Make My iPhone Measure Soil Carbon
Recently at a talk from Peter Donovan of the Soil Carbon Coalition at Pie Ranch, Peter shared the old anecdote, “Think of a cat looking at a milk bowl on top of the fridge. He’s never going to reach for that milk bowl. But give him a counter, and he starts to try.”
Lately, the food and agtech start-up space has felt saturated. For every “new” idea from a hackathon, it seemed at least three start-ups were already on it, rubbing elbows with whoever they could find to write them a check. Many farmer friends felt a bit overwhelmed by the daily calls about new food delivery models or software solutions guaranteed to make farming everyone’s profit-earning dream job. The overall sentiment of a crowded market with too many players was furthered by this recent article on the coming food bubble.
I have come to view Peter’s "milk bowl" as a food system that feeds the world and regenerates the land. Indeed to continuously feed the world, agriculture must be regenerative- a notion that seems radical given current industrial agricultural practices, but is actually purely logical.
And contrary to the disillusion with food and ag startups as of late, we are going to need more players. We need more innovation. We need more people open to innovation. We need more conversations. Because we are quite a ways from that milk bowl.
For small and big ag alike, many new tech options are arising with guarantees to make lives easier and increase margins. Maybe the agtech startups of today will do that--maybe they are far from it--but the market is proving to be far from saturated. On the contrary, we’ve only begun laying the foundation of that countertop. The more exposure, the more adoption. The more adoption, the more data, the better we can truly evaluate what is or is not working.

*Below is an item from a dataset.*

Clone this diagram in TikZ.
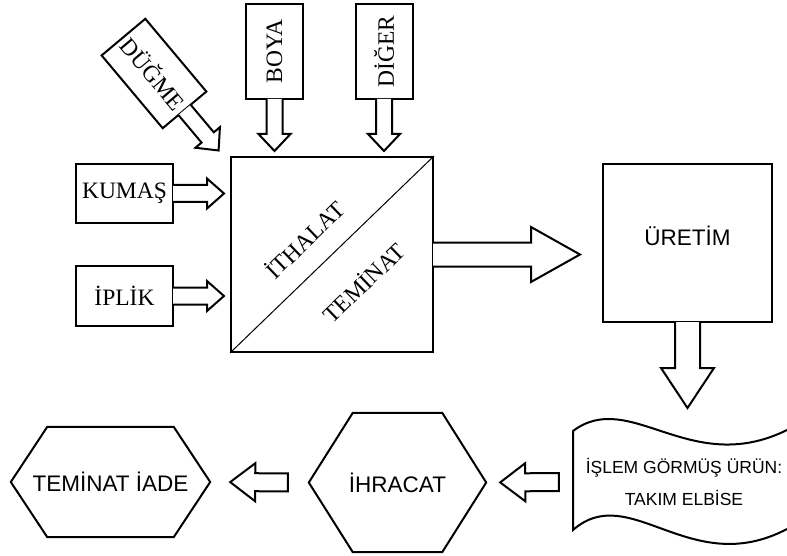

Not every tech start-up will disrupt the food system, or transform behaviors and beliefs around food, or a farmer’s yearly agenda. But this incredible burst of innovation is a start. Welcome, tech, to the food and agricultural industry. $48 billion into food startups last year, $2.36 billion into agtech… keep it coming! As it was said recently in TechRepublic, “To increase production and make revenue, farmers of all types need better, more specific tech solutions.”
To those who are technologically averse and felt as I first did about robots in farming: Use this market and technological interest to the food system’s advantage. Become citizen scientists; get more data on your side. Engineers and data scientists are thinking in heads of lettuce--go with it! See what’s possible, whether it thrills or scares you, and decide after you’ve at least had a chance to explore.
To those already innovating in the food and ag space, or considering it for the first time: Talk to farmers, talk to chefs, talk to processors, talk to eaters. Keep presenting alternatives. Keep iterating. Restore the creativity in farming. And please, make my iPhone measure soil carbon!